» **What the task asks**: Copy out every line that contains "code".

--- begin ---

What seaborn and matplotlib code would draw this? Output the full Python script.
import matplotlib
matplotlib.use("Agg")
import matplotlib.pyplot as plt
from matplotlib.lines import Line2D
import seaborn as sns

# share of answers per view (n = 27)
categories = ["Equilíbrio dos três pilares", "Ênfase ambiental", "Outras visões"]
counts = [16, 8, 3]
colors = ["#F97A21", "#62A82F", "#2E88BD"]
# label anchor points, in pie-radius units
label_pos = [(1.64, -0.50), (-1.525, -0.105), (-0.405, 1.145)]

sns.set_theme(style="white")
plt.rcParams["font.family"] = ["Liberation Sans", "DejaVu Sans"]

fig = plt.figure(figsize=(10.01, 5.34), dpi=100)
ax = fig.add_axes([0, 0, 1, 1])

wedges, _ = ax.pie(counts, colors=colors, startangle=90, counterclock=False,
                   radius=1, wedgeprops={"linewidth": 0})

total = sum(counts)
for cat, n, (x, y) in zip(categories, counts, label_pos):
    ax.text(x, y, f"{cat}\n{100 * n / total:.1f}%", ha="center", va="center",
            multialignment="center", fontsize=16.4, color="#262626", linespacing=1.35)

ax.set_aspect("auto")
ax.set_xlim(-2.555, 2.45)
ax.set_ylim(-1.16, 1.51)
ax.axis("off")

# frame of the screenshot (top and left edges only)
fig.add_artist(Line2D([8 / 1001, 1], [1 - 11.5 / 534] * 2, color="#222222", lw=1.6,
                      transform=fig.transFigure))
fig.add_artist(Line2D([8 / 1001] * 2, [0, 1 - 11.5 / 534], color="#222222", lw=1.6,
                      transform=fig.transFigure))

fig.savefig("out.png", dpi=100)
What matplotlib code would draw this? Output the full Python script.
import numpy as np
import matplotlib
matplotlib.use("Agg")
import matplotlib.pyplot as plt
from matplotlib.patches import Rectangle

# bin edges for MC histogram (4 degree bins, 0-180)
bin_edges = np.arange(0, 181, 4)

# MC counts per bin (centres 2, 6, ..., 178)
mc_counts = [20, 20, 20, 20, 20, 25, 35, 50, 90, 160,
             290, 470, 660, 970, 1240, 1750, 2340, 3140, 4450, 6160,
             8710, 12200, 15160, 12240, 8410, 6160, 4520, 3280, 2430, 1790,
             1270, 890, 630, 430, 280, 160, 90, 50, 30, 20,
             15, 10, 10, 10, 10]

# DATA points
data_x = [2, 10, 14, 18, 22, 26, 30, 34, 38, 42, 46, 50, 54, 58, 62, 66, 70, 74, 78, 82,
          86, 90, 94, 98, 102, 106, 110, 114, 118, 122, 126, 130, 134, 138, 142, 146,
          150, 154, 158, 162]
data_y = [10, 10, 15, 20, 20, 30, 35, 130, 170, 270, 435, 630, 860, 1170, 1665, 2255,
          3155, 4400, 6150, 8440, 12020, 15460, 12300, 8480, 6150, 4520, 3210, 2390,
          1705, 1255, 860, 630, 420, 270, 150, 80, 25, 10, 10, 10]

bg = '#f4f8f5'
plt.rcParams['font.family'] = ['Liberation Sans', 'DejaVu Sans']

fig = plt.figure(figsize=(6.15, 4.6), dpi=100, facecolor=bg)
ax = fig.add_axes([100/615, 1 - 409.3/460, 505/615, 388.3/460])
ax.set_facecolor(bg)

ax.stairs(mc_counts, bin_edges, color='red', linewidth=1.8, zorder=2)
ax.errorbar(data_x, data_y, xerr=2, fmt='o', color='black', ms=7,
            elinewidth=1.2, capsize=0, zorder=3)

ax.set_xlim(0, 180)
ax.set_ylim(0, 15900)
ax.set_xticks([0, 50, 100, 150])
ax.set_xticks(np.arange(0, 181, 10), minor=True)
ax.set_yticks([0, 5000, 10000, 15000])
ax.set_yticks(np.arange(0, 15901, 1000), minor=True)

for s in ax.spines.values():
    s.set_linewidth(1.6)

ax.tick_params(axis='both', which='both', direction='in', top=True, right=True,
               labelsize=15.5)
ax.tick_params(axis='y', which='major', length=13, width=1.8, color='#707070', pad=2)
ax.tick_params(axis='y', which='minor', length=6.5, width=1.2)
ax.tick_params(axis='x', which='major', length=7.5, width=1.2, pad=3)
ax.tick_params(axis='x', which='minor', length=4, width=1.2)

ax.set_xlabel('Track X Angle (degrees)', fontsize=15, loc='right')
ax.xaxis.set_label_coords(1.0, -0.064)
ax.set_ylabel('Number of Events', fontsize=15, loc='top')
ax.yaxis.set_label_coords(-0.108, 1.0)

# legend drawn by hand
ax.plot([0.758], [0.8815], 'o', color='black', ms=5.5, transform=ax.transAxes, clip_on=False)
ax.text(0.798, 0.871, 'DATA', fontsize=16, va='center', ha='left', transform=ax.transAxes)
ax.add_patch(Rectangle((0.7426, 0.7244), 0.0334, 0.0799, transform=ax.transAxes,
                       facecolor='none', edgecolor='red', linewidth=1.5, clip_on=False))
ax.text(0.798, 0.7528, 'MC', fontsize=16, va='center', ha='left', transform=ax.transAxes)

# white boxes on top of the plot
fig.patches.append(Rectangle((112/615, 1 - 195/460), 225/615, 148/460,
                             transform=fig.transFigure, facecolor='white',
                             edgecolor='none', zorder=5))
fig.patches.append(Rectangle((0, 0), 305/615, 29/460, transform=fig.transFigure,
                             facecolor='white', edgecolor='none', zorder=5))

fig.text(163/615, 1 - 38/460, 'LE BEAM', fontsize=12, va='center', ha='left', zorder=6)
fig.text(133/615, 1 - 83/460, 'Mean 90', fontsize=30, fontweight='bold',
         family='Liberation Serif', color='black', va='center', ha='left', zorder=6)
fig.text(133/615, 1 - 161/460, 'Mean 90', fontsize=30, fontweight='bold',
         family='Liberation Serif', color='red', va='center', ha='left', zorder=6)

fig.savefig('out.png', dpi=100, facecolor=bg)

--- end ---

» **Task result**:
What seaborn and matplotlib code would draw this? Output the full Python script.
What matplotlib code would draw this? Output the full Python script.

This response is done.